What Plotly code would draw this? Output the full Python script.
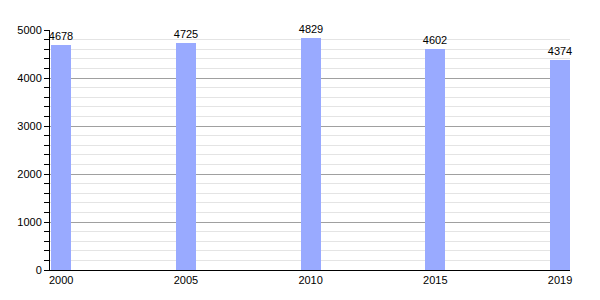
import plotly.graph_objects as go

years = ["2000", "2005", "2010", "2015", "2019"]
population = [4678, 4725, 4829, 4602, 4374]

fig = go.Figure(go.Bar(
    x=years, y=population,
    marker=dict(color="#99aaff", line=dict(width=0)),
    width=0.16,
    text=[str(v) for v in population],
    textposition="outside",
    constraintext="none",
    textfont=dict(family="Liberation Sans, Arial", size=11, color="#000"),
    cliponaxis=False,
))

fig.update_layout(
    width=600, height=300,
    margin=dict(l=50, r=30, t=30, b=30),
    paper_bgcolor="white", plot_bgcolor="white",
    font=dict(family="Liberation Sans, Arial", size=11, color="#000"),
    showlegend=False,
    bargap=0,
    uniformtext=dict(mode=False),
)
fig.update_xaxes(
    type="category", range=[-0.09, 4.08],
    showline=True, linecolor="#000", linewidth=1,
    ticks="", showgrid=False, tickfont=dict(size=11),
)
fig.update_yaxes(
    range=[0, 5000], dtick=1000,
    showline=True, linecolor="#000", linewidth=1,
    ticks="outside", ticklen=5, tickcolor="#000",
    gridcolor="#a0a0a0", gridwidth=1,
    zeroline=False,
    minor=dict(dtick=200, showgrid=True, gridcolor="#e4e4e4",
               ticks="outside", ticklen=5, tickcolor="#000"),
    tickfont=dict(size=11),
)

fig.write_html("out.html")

■ ■ ■ ■ ■

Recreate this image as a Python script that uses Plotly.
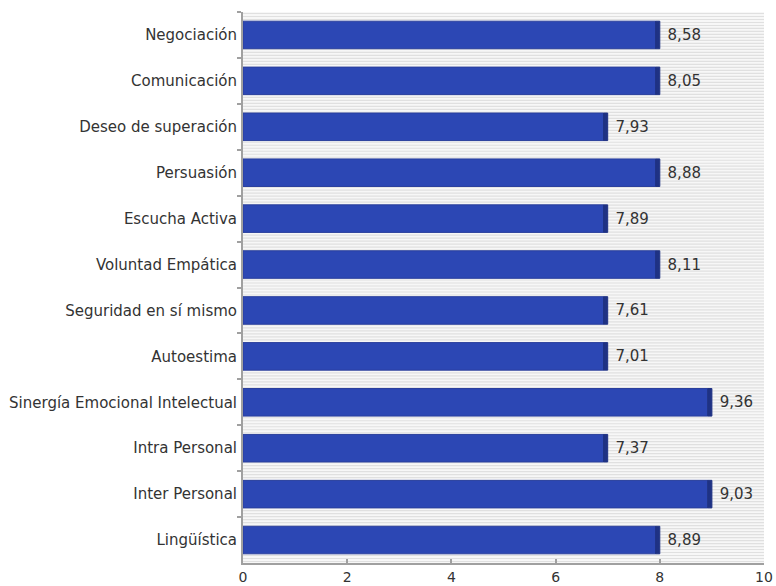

■ ■ ■ ■ ■

◆ Request: Say how many lines contain "script", and give nothing but that number.

◆ Written answer: 2